— START OF Extracted records —

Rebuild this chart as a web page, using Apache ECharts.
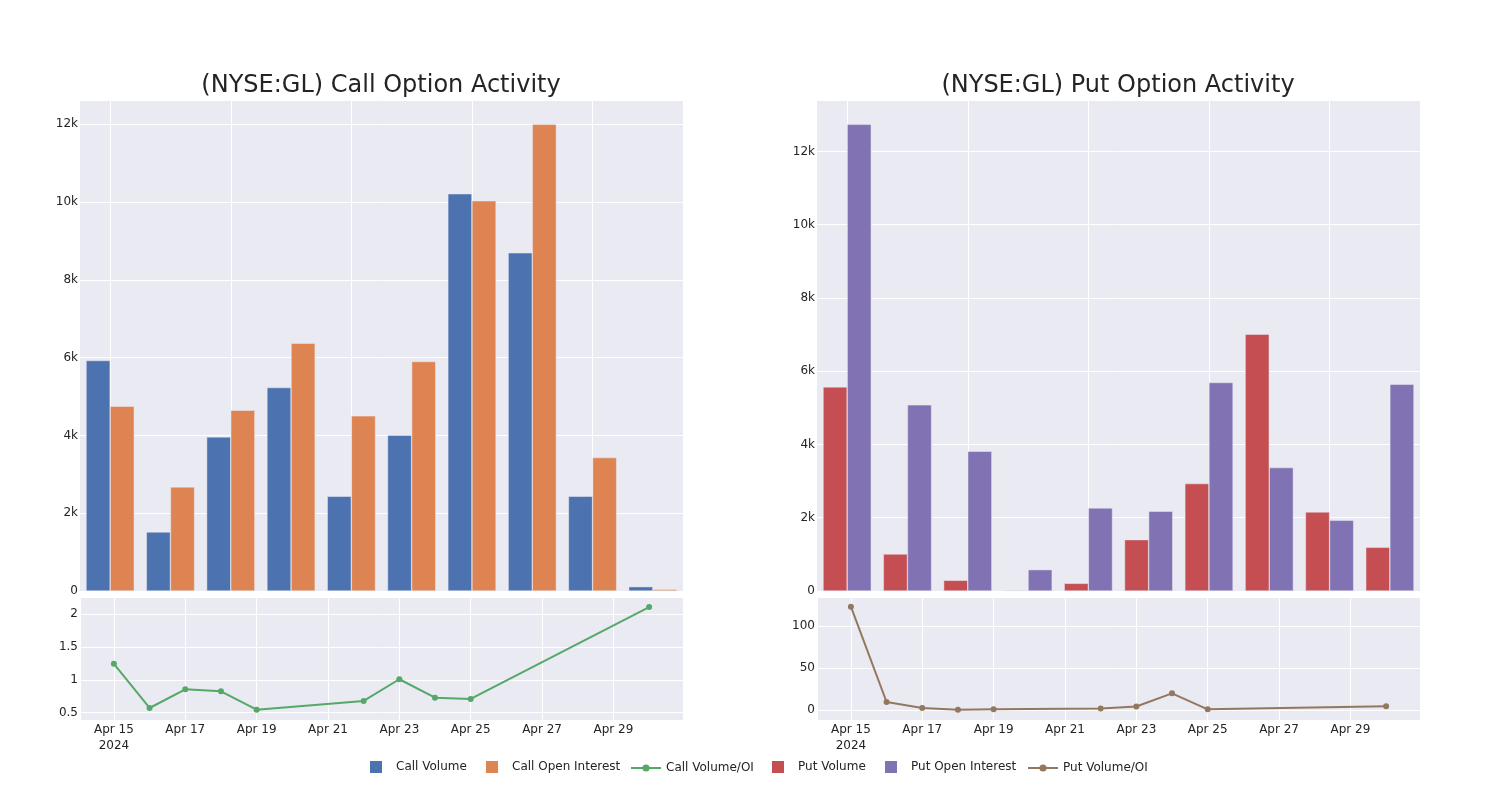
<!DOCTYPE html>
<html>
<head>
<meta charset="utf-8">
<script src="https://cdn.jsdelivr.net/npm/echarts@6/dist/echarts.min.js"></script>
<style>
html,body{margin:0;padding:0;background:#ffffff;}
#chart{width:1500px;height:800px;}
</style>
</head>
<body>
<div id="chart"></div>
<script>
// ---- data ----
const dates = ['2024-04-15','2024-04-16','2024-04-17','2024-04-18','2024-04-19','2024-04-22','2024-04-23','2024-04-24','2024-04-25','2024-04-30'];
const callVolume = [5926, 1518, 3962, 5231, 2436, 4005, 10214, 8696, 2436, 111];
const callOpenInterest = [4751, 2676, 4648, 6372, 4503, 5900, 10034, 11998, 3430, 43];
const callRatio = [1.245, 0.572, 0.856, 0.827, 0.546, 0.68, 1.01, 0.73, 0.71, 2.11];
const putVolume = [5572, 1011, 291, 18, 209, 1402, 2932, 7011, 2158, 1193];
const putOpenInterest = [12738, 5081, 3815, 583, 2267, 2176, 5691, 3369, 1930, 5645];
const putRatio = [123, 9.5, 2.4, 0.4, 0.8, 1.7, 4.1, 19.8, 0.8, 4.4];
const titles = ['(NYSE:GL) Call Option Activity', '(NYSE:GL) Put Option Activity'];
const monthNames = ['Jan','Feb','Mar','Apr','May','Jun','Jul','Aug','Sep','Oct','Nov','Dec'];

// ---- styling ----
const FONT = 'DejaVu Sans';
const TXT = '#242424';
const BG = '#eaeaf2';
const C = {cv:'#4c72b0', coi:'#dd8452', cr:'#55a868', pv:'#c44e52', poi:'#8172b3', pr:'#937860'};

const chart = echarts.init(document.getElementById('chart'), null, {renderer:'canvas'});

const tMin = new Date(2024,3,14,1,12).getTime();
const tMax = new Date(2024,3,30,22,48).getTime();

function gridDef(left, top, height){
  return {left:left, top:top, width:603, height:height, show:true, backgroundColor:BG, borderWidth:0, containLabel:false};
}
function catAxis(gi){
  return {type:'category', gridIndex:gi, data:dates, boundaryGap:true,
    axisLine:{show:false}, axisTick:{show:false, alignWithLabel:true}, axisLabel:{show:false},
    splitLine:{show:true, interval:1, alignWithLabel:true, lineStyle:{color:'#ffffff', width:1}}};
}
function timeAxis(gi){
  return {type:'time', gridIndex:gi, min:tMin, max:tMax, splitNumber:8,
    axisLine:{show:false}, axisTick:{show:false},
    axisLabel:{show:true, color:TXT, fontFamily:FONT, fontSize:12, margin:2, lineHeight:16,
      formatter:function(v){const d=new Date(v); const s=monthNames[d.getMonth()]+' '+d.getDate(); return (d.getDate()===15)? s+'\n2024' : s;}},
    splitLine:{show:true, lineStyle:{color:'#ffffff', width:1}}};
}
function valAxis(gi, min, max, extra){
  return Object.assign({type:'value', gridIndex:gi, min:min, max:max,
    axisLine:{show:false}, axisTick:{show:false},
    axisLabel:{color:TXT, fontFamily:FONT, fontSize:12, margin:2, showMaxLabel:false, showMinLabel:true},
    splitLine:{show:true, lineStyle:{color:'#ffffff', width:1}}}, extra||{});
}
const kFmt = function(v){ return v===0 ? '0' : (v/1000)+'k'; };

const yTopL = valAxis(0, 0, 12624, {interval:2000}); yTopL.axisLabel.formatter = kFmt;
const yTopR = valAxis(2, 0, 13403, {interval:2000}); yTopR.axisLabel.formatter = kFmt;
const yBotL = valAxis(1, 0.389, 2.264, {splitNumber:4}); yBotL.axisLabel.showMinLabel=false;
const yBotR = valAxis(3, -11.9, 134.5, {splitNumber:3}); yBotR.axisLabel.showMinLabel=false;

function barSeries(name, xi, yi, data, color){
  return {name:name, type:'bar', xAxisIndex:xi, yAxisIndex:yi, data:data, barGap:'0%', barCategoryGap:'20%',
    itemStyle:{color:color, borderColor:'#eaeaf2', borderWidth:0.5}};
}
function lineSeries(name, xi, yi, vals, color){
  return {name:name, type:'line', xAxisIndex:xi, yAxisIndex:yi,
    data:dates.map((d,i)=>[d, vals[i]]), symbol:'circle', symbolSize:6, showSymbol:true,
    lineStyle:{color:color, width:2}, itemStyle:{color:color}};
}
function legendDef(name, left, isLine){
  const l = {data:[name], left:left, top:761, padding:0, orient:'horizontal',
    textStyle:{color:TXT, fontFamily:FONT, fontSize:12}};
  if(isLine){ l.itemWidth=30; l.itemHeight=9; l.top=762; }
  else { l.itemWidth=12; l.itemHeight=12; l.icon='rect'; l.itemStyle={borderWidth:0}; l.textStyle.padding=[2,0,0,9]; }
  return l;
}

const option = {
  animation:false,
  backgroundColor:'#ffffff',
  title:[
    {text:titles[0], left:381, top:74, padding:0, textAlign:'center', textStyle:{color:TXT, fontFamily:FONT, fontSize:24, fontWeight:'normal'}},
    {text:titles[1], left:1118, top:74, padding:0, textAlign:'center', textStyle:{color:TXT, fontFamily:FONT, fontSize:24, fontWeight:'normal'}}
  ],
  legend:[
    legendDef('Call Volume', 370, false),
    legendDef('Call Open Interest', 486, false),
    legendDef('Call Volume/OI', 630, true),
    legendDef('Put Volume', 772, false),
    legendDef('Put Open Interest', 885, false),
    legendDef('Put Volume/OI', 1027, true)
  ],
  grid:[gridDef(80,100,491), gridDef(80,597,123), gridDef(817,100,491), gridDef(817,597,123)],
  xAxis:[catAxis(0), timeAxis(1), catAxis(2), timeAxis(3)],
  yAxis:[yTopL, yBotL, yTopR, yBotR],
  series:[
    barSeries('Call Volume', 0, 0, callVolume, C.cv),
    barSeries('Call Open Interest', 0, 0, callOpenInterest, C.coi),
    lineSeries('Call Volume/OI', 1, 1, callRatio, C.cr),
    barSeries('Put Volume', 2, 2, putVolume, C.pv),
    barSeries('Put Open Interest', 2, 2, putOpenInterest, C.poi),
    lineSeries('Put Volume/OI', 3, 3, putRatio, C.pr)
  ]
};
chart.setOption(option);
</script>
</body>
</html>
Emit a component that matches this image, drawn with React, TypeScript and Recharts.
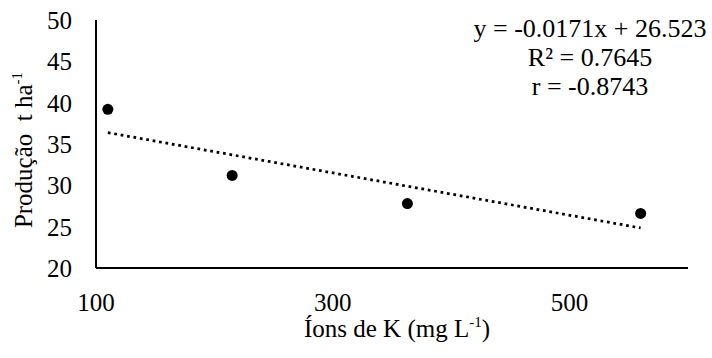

— END OF Extracted records —

▶ The problem:
Pull every line containing the word "this" out of the entries above.

▶ Final answer:
Rebuild this chart as a web page, using Apache ECharts.
Emit a component that matches this image, drawn with React, TypeScript and Recharts.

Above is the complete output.